My pastor is one of those priests who seems to be everywhere and to know everyone, and it probably appears to those outside that he holds our parish together by sheer force of personality. He has a cadre of parishioners who seem worryingly close to equating their faith with his impact on it - the "Fr. B club" maintains an email chain to inform its members which Mass he'll be saying on a given Sunday and tracks his media appearances. I have to admit this has gotten on my nerves at times.
This past Saturday I went to one of the parish churches to go to Confession, which is usually held at 4 pm. There were a few other people gathered, kneeling in the back of church near the confessional, but no priest. We all waited for a while, and there was some less-than-Lenten muttering and watch-checking.
At about 4:30 Fr. B walked into the church and disappeared into the sacristy. A few minutes later he re-appeared and sat down near the front of the church with his breviary, seemingly oblivious to those gathered in the back. Since Mass was scheduled to start at 5, I figured out that he must just assume we were early for Mass and not know we were waiting for Confession. Eventually, feeling intrusive and embarrassed, I snuck up beside him and got his attention.
"Fr. B...I'm sorry to bother you...is there Confession today?"
He looked up at me, his breviary gently cradled in his hands, and for the first time ever I saw him without his larger-than-life, Cure d'Ars-cum-Oprah Winfrey public persona. The quiet depth of exhaustion around his eyes was striking.
I thought about the things that might have filled his day so far. I thought about how the Archbishop who ordained him retired in a miasma of scandal, and about how one of his associate pastors just left to enter a rehab program for alcoholism. I thought about how none of his time is ever his own, and how this was probably his one moment alone all day.
"Oh, I think they had confessions early today because of Palm Sunday. Are there people who want to go?"

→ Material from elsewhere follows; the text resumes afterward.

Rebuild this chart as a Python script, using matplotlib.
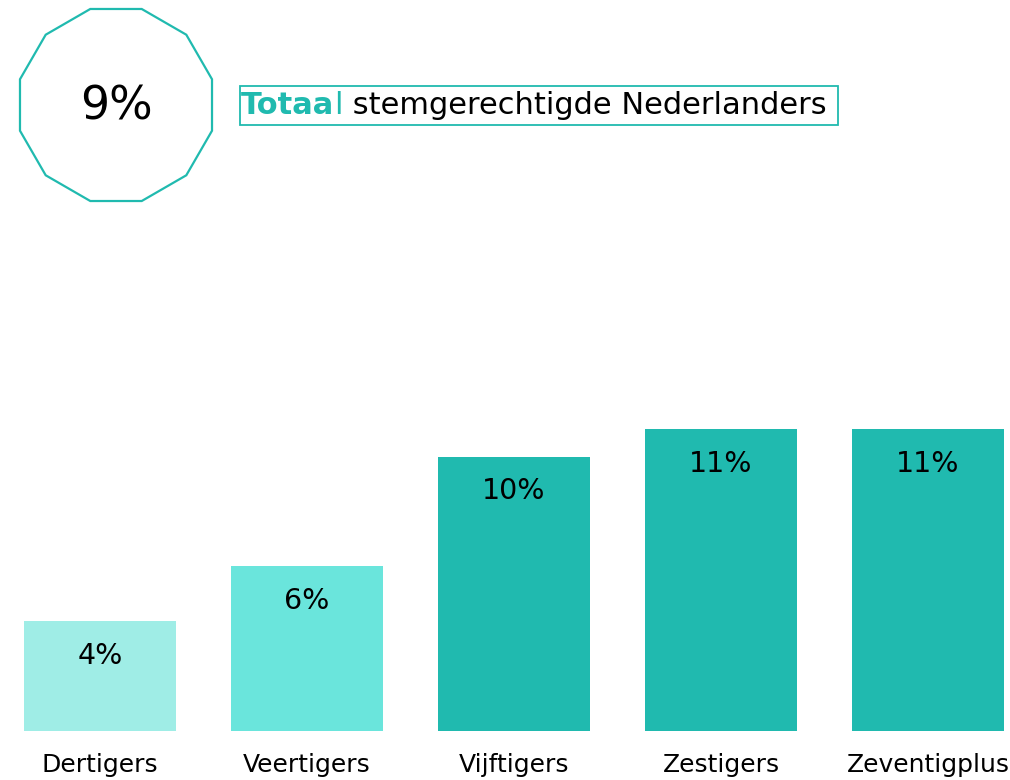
import numpy as np
import matplotlib.pyplot as plt
from matplotlib.patches import RegularPolygon, Rectangle

plt.rcParams['font.family'] = ['DejaVu Sans']

# data
categories = ['Dertigers', 'Veertigers', 'Vijftigers', 'Zestigers', 'Zeventigplus']
values = [4, 6, 10, 11, 11]
bar_colors = ['#9FEDE6', '#6AE5DC', '#20BAAF', '#20BAAF', '#20BAAF']
total_value = 9
title_bold = 'Totaa'
title_rest = 'l'
title_tail = ' stemgerechtigde Nederlanders'
teal = '#20BAAF'

W, H = 1010, 780
fig = plt.figure(figsize=(W / 100, H / 100), dpi=100)

# bar chart, placed in pixels
x0, x1 = 24, 1004
base = 731
px_per = 27.45
ytop = 12
ax = fig.add_axes([x0 / W, (H - base) / H, (x1 - x0) / W, ytop * px_per / H])
x = np.arange(len(categories))
bw = 152 / 207
bars = ax.bar(x, values, width=bw, color=bar_colors)
ax.set_xlim(-bw / 2, len(categories) - 1 + bw / 2)
ax.set_ylim(0, ytop)
for b, v in zip(bars, values):
    ax.annotate(f'{v}%', (b.get_x() + b.get_width() / 2, v), xytext=(0, -25),
                textcoords='offset points', ha='center', va='center',
                fontsize=20.5, color='black')
ax.set_xticks(x)
ax.set_xticklabels(categories, fontsize=18)
ax.tick_params(axis='x', length=0, pad=16)
ax.set_yticks([])
for s in ax.spines.values():
    s.set_visible(False)

# overlay in pixel coords for the header
ov = fig.add_axes([0, 0, 1, 1])
ov.set_xlim(0, W)
ov.set_ylim(H, 0)
ov.axis('off')
ov.patch.set_alpha(0)

poly = RegularPolygon((116, 105), numVertices=12, radius=99.4, orientation=np.pi / 12,
                      facecolor='none', edgecolor=teal, lw=1.6)
ov.add_patch(poly)
ov.text(116, 107, f'{total_value}%', ha='center', va='center', fontsize=33, color='black')

ov.add_patch(Rectangle((240, 86), 598, 39, facecolor='none', edgecolor=teal, lw=1.3))

# title pieces laid out one after another
fig.canvas.draw()
r = fig.canvas.get_renderer()
inv = ov.transData.inverted()
tx = 241
ty = 106
pieces = [(title_bold, teal, 'bold'), (title_rest, teal, 'normal'), (title_tail, 'black', 'normal')]
for s, c, w in pieces:
    t = ov.text(tx, ty, s, ha='left', va='center', fontsize=22, color=c, fontweight=w)
    bb = t.get_window_extent(renderer=r)
    tx = inv.transform((bb.x1, bb.y0))[0]

fig.savefig('out.png', dpi=100)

He walked with me back to the confessional, and sat and listened and cried with me, as though there was no one else in the entire world. He gave me absolution. When I left the confessional, there was a small line forming even as the sacristans scurried around in the sanctuary making final preparations for Palm Sunday. It was clear Fr. B would not be getting back to his breviary before Mass.
I left the church feeling like I had gotten a tiny glimpse under the hood of the priesthood - what it really entails to be running on divine fumes, to have utterly exhausted your own resources, to be completely emptied of self so you can be filled with the person of Christ. I'm hoping that glimpse stays with me next time I feel like waxing critical about a priest's pastoral style or questioning the motives behind his popularity, and that I remember to just thank God for the men he has chosen to be his merciful Heart in the world.